The Boston district’s move to begin its hiring process earlier and to allow principals more say over who they bring on board has resulted in a stronger and more diverse pool of teacher candidates, a new analysis concludes.
But the shift has also bumped up against some of the same challenges that have complicated similar efforts elsewhere—notably a costly pool of teachers without permanent positions, says the report from the Boston Municipal Research Bureau, an independent nonprofit organization that reviews city policies.
Teacher hiring, once a dusty and ill-understood corner of the teacher-quality pipeline, is receiving renewed attention as more districts nationwide struggle to bring on talent during a period of regional shortages and to address a mismatch between a mostly white, female teaching force and an ever more diverse student population.
Boston’s efforts were influenced by research from the teacher-training and advocacy group TNTP. In reports dating from the early 2000s, that group suggested that large urban districts often lost out on qualified candidates by waiting too long to bring them on board.
“I don’t want to overstate it and say it’s easy, but it is doable in a pretty short period of time,” said Dan Weisberg, the CEO of TNTP, about hiring earlier in the year. “It’s an operational improvement that just about any district can make and see big progress in one year.”
The Boston district’s concurrent move to a “mutual consent” system, in which teachers can’t be placed without agreement from school leaders, follows similar moves in Baltimore, Denver, and New York, among other locations.
Earlier Hiring
As recently as 2013-14, Boston’s hiring was a highly centralized process, begun each cycle with the district sorting out voluntary teacher transfers and placing “excessed” teachers—those returning from maternity leave, for example, or displaced because a school decided to eliminate a program. Such placement decisions were largely based on seniority, and some teachers without positions were ultimately “force placed” by the central office before schools got to consider hires from outside the school system.
The process could take well into the summer, and although “open positions” that principals could fill at their own discretion were technically allowed under the teacher contract, few schools used them.
In 2014, the district began a human capital initiative to improve its hiring process, an effort supported by some $25 million in donations from local business and philanthropic groups. In essence, it now posts all positions by March 1 and opens them to candidates inside and outside of the school system.
In 2014-15, the first year of the initiative, some 63 percent of new teachers were hired before July 1; the prior year, only 9 percent were, according to the BMRB report. And teachers hired before June last year were about twice as likely to receive top teacher-evaluation marks compared to those hired in later months.
And finally, the district didn’t require any principal or teacher to agree to any placement he or she didn’t want.
“We did not force-place last year at all,” said Emily Kalejs Qazilbash, the district’s assistant superintendent of human capital. “We do not think that it creates a strong school culture.”

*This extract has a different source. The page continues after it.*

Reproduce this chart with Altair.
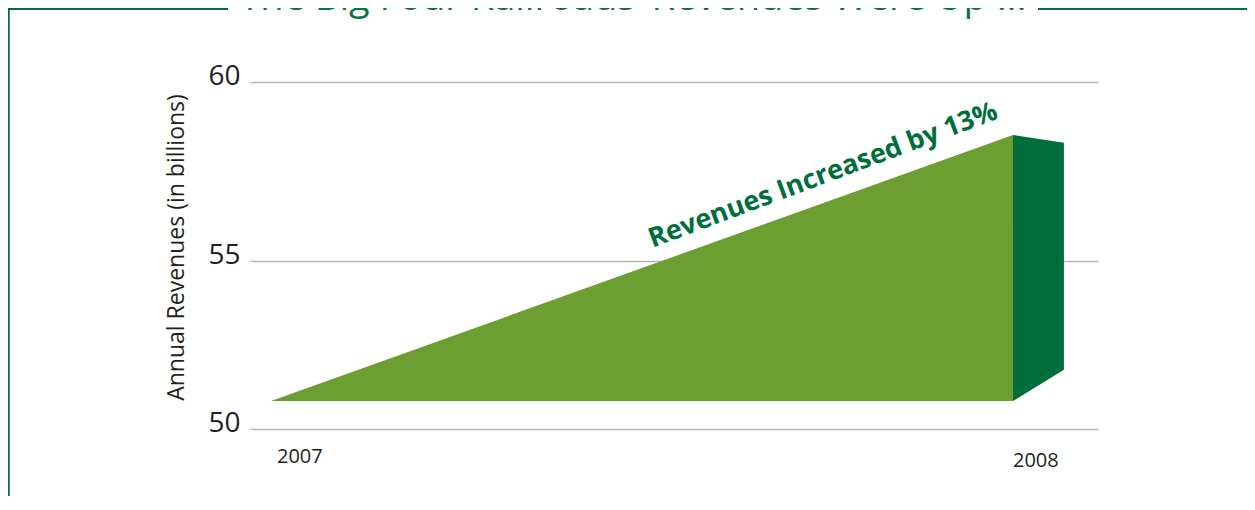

On the other hand, the pool of excessed teachers without placements has increased. The district began both of the last two school years with more than 400 teachers without positions. (Those figures dropped to below 100 via retirements, terminations, and other exits by the end of each year.)
That’s a red flag for the city’s teachers’ union.
The excessed teachers “have all been recruited, are proficient and exemplary, trained under school district professional development and vetted by colleagues who now reject them,” protested Richard Stutman, the president of the Boston Teachers Union. “Doesn’t the school district have any faith in its own system?”
And the pool is costly. In all, the hiring reforms cost $10 million in 2014-15 and $13 million in 2015-16, and salaries and benefits for teachers in the excess pool were by far its largest cost. (The district says that the external support from philanthropies doesn’t pay for salary expenses.)
The excessed teachers are still involved in instructional duties, such as academic enrichment and tutoring, and they are even evaluated annually. They also don’t fit a single profile. Some, Qazilbash said, haven’t been on the job market in a while and need to update their résumés. Some aren’t in licensing fields with high demand. And some have poor evaluation ratings.
The teachers’ union, however, contends that teachers in the pool tend to be more senior and therefore more expensive for the district. And Stutman pushed back on a finding in the BMRB report that some of the excessed teachers have not made an effort to apply for open positions. “I think it’s true that some of the teachers grew frustrated and didn’t apply. That’s not something we condone,” Stutman said. “But the vast, overwhelming majority of these teachers have gone out for interview after interview and haven’t gotten jobs. Older equals costlier equals rejection, and the school district is looking to get rid of the state tenure law to move these people out.”
To the latter point, there is no current mechanism in Massachusetts state law or in the teacher contract by which teachers who remain in the excess pool can ultimately be let go, as is the case now in Denver and the District of Columbia.
Questions on Diversity
The district and union also disagree on the extent to which the hiring reforms have diversified the composition of the teacher workforce.
The report credits the early hiring system for bringing in more teachers of color, many of whom might have been lost to charter and private schools.
But Stutman contends that the teachers in the excess pool are more likely to be black. The union has filed open-records requests for a demographic breakdown; neither the report nor the district provided one.
The district and the union are now renegotiating the city teachers’ contract, which expired this year. They have completed two bargaining sessions, but both declined to comment on whether hiring practices could be revisited during the process.